Nivell Rayda – More than 100 Muslim students from the University of Indonesia staged a rally and "sealed" the Chinese embassy in Jakarta on Wednesday to protest China's oppression of the Muslim Uighur ethnic minority.
The move came after a Chinese diplomat in Jakarta dismissed unrest in the country's western province as "just a brawl" between groups.
The students gathered around 3 p.m. in the Kuningan area of South Jakarta. During the rally, students cordoned off the embassy with yellow tape meant to resemble barriers used by police to secure a crime scene. Text printed on the tape read "this building is sealed by Muslim people of Indonesia."
Ahmad Budi Setia, head of Salam University of Indonesia, the university's Muslim organization, demanded to see the Chinese ambassador, but was rebuffed by the building's security officers.
Chinese Charge d'Affaires Yang Lingzhu met with the chairman of the Prosperous Justice Party (PKS), Tifatul Sembiring, who arrived hours earlier.
"We are here to voice our protests against the violence against Muslim Uighurs," Tifatul told reporters after the meeting. He also demanded the Chinese government stop using force against the Uighurs and called for a full investigation into violence that has claimed at least 180 lives.
"We want the Chinese to prosecute any human rights violations and urge the Muslim world to show their support for the Uighurs.
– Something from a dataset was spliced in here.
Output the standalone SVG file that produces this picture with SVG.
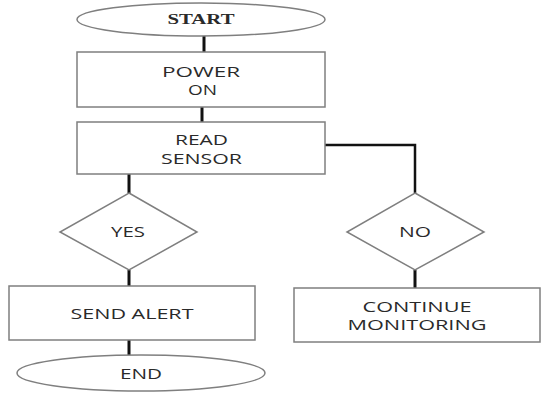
<svg xmlns="http://www.w3.org/2000/svg" width="541" height="405" viewBox="0 0 541 405">
<style>
.shape{fill:#fff;stroke:#7f7f7f;stroke-width:1.5}
.conn{fill:none;stroke:#111;stroke-width:3}
.t{font-family:"Open Sans","Liberation Sans",sans-serif;font-size:14px;fill:#2a2a2a;text-anchor:middle}
.s{font-family:"Liberation Serif",serif;font-size:14px;fill:#2a2a2a;text-anchor:middle;font-weight:bold}
</style>
<rect width="541" height="405" fill="#fff"/>
<g id="connectors">
<line class="conn" x1="204" y1="36" x2="204" y2="52"/>
<line class="conn" x1="202" y1="107" x2="202" y2="122"/>
<line class="conn" x1="129" y1="174" x2="129" y2="193"/>
<polyline class="conn" style="stroke-width:2.5" points="325,145 415,145 415,193"/>
<line class="conn" x1="129" y1="270" x2="129" y2="286"/>
<line class="conn" x1="415" y1="270" x2="415" y2="288"/>
<line class="conn" x1="129" y1="340" x2="129" y2="355"/>
</g>
<g id="start">
<ellipse class="shape" cx="201" cy="19.5" rx="124" ry="16.5"/>
<text class="s" x="201" y="24" textLength="67" lengthAdjust="spacingAndGlyphs">START</text>
</g>
<g id="power-on">
<rect class="shape" x="77" y="52" width="248" height="55"/>
<text class="t" x="201" y="76.5" textLength="78" lengthAdjust="spacingAndGlyphs">POWER</text>
<text class="t" x="202.5" y="95" textLength="29" lengthAdjust="spacingAndGlyphs">ON</text>
</g>
<g id="read-sensor">
<rect class="shape" x="77" y="122" width="248" height="52"/>
<text class="t" x="201.5" y="145" textLength="53" lengthAdjust="spacingAndGlyphs">READ</text>
<text class="t" x="201.5" y="163.5" textLength="81" lengthAdjust="spacingAndGlyphs">SENSOR</text>
</g>
<g id="yes">
<polygon class="shape" points="129,193 197,232 129,270 60,232"/>
<text class="t" x="128" y="237" textLength="34" lengthAdjust="spacingAndGlyphs">YES</text>
</g>
<g id="no">
<polygon class="shape" points="415,193 484,232 415,270 347,232"/>
<text class="t" x="415" y="237" textLength="32" lengthAdjust="spacingAndGlyphs">NO</text>
</g>
<g id="send-alert">
<rect class="shape" x="9" y="286" width="246" height="54"/>
<text class="t" x="132" y="319" textLength="123" lengthAdjust="spacingAndGlyphs">SEND ALERT</text>
</g>
<g id="continue-monitoring">
<rect class="shape" x="294" y="288" width="246" height="54"/>
<text class="t" x="417" y="311.5" textLength="109" lengthAdjust="spacingAndGlyphs">CONTINUE</text>
<text class="t" x="417" y="330" textLength="139" lengthAdjust="spacingAndGlyphs">MONITORING</text>
</g>
<g id="end">
<ellipse class="shape" cx="141" cy="373" rx="124" ry="18"/>
<text class="t" x="141" y="379" textLength="42" lengthAdjust="spacingAndGlyphs">END</text>
</g>
</svg>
The Indonesian government must help them through diplomacy."
After the meeting, Yang denied that the riots in China's Xinjiang Province had been fueled by ethnic friction. "This is just a brawl between several groups of people," Yang said. "There is no ethnic violence in the province."
Mosques in the province's capital, Urumqi, were closed last week during Friday prayers. Yang said the move was meant to stem more bloodshed and had been at the behest of "the clerics themselves." "Everything is now under control," he claimed.
The violence began on July 5 when Uighurs protested last month's deaths of fellow factory workers during a fight with police in southern China.